Nico Sguiglia, La Casa Invisible
Civic centres or social centres have traditionally had a very important role in community building, in reflecting about what is happening in the territory, how to improve it or how to fix what is broken.
At the end of the XXth century there is a redefinition of the social centre, moving from the “okupa”, punk, underground aesthetics to a more up-to-date discourse around the new actors and profiles of the community. This new discourse is then based in community building based on public infrastructures, in self-organization and self-management.
The Spanish Indignados or 15M movement heavily relied on these self-organized and self-managed spaces and communities and, reciprocally, these spaces and communities gained a lot of momentum thanks to social movements.
There is a big difficulty, though, in how to integrate different subjectivities. We like to think on the citizen management centres as bio-unions, as new kind of unions, unions of living projects.
It is important that criticism, cultural creation goes from the margins (of society) to its core, trying that the discourse becomes mainstream or reaches the mainstream agenda. Working on creating cultural conflict but also working on reaching citizen consensus.
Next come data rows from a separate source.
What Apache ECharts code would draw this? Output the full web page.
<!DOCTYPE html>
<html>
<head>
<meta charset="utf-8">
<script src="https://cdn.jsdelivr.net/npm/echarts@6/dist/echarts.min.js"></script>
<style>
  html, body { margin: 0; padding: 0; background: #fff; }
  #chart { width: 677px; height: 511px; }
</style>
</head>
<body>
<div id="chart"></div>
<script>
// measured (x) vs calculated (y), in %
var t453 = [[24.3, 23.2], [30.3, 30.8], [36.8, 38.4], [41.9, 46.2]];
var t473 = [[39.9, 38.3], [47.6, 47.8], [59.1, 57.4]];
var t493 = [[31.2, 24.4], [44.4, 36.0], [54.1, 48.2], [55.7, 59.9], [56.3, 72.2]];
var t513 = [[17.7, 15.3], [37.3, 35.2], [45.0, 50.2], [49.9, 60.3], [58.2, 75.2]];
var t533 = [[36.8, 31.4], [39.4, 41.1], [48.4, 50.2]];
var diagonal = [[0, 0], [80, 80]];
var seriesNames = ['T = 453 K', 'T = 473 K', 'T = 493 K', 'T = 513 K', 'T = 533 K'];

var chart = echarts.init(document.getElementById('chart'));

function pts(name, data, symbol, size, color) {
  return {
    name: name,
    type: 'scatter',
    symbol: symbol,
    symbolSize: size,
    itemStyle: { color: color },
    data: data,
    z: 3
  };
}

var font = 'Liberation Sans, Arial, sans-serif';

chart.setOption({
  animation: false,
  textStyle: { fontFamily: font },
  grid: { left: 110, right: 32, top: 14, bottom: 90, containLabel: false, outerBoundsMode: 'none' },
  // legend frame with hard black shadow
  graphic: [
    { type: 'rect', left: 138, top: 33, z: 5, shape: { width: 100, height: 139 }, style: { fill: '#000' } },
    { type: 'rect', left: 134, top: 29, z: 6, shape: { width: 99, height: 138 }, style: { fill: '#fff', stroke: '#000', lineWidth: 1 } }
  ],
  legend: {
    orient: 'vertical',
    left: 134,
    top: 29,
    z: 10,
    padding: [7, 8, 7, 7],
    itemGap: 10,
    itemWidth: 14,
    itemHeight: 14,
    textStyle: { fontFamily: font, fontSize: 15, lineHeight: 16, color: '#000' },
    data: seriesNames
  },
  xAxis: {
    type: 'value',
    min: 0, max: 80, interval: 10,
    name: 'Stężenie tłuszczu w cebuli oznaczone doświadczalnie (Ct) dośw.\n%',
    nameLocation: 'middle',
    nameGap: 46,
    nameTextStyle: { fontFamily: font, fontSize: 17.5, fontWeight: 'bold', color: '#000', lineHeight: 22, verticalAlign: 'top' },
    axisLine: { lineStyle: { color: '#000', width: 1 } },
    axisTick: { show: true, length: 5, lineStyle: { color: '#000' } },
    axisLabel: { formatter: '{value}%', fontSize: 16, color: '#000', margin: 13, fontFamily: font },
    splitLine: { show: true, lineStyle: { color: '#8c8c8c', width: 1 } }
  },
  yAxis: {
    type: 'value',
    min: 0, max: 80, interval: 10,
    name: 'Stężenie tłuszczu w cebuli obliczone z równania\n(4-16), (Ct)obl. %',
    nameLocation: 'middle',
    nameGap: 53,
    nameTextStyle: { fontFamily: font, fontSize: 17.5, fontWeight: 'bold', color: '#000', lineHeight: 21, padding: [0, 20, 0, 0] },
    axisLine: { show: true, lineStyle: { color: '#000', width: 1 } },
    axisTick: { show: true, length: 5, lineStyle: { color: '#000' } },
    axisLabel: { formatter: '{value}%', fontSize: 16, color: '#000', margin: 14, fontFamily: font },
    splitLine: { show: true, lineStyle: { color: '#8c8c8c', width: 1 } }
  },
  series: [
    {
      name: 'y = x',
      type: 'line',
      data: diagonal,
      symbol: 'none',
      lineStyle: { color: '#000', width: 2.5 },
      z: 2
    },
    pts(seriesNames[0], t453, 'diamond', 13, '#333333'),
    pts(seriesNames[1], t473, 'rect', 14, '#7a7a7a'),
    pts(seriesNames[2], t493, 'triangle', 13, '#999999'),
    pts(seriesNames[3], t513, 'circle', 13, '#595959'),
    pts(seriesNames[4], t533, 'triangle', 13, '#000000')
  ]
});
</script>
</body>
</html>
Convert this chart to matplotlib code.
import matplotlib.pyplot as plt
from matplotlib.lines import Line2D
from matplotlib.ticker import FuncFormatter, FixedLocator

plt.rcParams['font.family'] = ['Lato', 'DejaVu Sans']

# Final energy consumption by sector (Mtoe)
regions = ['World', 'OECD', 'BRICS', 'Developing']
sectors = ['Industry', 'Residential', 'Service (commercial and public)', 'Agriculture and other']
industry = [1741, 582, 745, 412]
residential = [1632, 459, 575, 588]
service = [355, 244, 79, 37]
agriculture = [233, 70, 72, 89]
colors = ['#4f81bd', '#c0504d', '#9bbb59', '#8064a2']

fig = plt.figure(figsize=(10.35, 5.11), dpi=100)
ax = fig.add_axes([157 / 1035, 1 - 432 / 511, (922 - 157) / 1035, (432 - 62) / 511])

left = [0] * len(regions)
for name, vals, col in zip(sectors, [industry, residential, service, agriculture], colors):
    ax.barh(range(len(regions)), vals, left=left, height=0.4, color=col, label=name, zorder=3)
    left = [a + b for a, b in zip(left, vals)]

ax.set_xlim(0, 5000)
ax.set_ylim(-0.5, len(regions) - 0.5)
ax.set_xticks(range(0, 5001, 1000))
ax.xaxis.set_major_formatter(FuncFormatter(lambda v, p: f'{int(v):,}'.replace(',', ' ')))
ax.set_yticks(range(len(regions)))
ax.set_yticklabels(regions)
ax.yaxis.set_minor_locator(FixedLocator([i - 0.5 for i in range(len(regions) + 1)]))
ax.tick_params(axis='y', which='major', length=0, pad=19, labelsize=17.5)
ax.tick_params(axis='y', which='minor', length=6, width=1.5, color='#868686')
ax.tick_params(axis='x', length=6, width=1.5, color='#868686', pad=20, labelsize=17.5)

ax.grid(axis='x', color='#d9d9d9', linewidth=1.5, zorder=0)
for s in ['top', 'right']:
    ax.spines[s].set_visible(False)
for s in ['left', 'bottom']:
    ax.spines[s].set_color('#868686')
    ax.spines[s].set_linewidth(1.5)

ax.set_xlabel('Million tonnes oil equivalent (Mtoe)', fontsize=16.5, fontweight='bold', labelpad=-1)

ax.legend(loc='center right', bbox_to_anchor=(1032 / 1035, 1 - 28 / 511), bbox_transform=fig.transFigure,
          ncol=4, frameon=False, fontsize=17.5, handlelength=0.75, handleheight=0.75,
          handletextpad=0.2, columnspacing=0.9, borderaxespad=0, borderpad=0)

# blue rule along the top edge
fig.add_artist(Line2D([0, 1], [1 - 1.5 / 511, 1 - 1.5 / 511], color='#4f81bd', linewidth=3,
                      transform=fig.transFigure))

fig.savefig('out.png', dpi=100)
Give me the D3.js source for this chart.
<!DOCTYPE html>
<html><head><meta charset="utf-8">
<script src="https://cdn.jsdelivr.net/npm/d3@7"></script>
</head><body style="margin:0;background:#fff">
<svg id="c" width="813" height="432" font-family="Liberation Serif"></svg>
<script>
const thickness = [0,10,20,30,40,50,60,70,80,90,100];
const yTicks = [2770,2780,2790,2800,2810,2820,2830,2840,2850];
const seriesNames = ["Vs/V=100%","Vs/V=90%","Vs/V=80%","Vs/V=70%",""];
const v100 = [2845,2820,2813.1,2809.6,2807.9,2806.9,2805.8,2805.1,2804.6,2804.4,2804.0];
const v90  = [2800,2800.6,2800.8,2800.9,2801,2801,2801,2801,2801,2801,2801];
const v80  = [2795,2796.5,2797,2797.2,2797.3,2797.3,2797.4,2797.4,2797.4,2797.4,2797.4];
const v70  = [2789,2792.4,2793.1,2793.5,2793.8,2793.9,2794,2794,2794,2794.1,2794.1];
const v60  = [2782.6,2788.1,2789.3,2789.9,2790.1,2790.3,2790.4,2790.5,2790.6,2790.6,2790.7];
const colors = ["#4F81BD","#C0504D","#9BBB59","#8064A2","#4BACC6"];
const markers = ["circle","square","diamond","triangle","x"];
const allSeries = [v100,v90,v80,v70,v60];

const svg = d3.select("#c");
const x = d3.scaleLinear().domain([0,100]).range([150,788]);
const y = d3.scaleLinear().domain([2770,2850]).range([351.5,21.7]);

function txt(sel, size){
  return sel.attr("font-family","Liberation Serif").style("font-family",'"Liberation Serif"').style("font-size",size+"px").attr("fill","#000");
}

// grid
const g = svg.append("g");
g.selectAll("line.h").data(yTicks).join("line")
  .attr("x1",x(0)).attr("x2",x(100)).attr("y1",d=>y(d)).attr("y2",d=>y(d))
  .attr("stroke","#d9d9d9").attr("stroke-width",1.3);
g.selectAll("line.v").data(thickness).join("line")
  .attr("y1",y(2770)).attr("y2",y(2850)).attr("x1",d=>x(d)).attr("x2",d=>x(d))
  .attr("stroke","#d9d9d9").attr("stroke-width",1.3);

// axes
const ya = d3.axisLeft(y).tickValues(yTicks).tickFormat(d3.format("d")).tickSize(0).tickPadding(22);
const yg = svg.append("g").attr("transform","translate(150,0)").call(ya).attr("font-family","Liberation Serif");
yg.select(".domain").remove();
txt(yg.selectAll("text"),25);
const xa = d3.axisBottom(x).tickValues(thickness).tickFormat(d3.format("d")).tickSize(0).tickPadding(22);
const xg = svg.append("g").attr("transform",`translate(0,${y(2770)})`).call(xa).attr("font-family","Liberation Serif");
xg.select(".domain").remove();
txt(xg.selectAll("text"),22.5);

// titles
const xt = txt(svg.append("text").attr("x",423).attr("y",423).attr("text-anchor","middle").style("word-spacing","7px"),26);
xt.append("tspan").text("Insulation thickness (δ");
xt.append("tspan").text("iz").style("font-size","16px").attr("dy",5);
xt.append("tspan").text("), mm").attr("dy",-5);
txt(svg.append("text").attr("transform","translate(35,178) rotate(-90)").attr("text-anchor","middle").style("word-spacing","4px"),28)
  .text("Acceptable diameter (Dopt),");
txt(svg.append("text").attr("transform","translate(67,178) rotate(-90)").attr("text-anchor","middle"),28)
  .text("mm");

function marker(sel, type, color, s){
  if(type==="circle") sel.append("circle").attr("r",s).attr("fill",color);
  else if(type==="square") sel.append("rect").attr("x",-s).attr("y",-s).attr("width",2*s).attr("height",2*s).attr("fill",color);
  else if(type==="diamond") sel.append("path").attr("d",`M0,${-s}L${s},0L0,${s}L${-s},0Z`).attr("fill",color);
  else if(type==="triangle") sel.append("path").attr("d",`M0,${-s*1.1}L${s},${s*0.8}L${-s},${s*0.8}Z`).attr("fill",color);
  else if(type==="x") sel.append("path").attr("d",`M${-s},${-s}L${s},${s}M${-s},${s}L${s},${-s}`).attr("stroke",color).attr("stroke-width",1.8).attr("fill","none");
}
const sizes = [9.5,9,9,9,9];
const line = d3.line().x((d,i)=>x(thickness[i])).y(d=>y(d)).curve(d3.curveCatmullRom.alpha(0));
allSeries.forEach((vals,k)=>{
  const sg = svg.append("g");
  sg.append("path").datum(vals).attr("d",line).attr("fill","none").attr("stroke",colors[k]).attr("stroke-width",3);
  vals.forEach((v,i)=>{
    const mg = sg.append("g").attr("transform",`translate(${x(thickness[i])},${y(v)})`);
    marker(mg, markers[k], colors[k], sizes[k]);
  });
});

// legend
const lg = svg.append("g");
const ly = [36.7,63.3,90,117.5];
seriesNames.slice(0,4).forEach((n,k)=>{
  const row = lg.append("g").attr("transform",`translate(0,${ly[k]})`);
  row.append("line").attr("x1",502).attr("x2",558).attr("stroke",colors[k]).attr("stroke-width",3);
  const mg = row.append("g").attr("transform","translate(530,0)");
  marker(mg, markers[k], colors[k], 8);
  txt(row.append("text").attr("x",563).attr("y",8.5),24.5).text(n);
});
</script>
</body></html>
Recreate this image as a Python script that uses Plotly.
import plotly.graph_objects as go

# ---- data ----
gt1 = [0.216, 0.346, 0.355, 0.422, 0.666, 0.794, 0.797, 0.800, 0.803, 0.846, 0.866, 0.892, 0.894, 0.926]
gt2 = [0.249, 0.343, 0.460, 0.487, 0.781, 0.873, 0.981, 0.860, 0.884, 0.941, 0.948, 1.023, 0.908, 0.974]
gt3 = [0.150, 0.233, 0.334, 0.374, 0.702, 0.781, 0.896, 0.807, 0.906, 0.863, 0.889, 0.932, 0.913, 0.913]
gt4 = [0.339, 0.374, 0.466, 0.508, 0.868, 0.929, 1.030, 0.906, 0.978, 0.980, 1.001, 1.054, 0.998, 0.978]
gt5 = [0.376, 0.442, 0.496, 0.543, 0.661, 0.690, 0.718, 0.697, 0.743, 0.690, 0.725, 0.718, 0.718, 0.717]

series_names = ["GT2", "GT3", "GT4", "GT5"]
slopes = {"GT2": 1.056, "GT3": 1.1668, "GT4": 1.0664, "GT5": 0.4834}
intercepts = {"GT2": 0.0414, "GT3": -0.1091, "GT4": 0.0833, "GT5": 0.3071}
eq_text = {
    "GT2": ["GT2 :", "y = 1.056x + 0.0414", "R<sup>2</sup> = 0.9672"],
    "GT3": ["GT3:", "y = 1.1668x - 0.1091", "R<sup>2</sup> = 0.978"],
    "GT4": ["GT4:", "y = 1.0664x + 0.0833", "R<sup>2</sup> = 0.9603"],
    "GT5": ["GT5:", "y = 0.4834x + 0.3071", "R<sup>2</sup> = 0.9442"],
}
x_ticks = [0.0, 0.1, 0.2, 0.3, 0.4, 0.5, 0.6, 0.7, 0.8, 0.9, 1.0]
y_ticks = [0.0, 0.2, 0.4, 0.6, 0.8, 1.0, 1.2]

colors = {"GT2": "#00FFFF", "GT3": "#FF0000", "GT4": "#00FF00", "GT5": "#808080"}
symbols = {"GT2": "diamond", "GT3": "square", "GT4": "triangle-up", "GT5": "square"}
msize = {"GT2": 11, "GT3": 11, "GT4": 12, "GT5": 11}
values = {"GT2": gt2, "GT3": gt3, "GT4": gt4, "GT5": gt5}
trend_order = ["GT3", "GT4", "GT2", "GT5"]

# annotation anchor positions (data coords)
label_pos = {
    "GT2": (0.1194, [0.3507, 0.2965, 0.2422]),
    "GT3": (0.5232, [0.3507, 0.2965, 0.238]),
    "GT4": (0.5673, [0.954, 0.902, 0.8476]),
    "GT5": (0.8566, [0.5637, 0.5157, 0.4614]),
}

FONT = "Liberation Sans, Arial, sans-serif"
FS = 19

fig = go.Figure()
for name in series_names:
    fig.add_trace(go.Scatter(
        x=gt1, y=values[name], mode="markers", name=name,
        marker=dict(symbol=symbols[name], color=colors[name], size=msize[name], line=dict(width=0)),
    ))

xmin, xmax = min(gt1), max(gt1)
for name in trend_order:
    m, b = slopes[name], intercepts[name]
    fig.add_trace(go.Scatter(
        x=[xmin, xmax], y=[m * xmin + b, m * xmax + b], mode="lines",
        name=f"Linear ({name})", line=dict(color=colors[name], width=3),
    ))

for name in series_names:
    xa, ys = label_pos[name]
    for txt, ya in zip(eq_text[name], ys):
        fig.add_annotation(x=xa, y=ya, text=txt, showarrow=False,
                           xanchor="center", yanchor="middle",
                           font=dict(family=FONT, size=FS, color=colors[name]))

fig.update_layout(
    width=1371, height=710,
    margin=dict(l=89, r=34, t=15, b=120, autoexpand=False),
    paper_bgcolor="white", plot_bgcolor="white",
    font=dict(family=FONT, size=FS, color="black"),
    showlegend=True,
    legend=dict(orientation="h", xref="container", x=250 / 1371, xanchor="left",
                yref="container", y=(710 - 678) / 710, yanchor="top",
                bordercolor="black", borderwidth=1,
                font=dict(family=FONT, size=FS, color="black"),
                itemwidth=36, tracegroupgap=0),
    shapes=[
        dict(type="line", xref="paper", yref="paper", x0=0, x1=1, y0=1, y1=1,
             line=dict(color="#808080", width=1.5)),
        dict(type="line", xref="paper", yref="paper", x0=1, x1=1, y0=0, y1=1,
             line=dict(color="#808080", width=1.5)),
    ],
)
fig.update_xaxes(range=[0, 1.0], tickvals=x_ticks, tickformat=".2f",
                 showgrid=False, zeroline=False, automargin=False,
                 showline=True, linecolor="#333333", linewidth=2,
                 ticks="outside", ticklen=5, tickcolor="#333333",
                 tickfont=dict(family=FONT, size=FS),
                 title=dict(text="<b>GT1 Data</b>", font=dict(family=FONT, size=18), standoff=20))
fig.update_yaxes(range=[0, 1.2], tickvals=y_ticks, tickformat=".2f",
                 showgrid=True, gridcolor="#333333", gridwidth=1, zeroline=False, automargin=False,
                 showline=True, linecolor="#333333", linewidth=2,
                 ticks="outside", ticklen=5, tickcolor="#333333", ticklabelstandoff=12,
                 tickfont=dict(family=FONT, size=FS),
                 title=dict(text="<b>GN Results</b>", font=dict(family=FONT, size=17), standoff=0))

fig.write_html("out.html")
This consensus means that the civic centre has to speak many “languages”, many cultural registries so that no-one is excluded.
The civic centre also contributes to entrepreneurship by creating cooperatives, so that the centre is sustainable and its community can also have a worthy job.
Creation of the Fundación de los Comunes, which gathers several civic initiatives such as El Patio Maravillas, La Pantera Rossa, la Universidad Nómada, l’Ateneu Candela, X.net, Traficantes de Sueños, La Invisible, La Tabacalera de Lavapiés or La Hormiga Atómica.
Discussion
Q: is there any relationship between civic centres and traditional labour unions? Is there a possibility for a new kind of union? Spuiglia: there have been several initiatives of nomad unions, flexible unions, etc. The problem is that, still, these are organizations that have different languages and the meeting points are still difficult to reach.
Q: if the commons or public goods are no more provided by the state, what do we need the state for? Freire: public goods and the commons are different things, sometimes even opposed. Indeed, the commons belong to the private sphere, that is, not the public sphere. García: we should both try to recover a policy for the commons and recover what the state provided as public goods and services.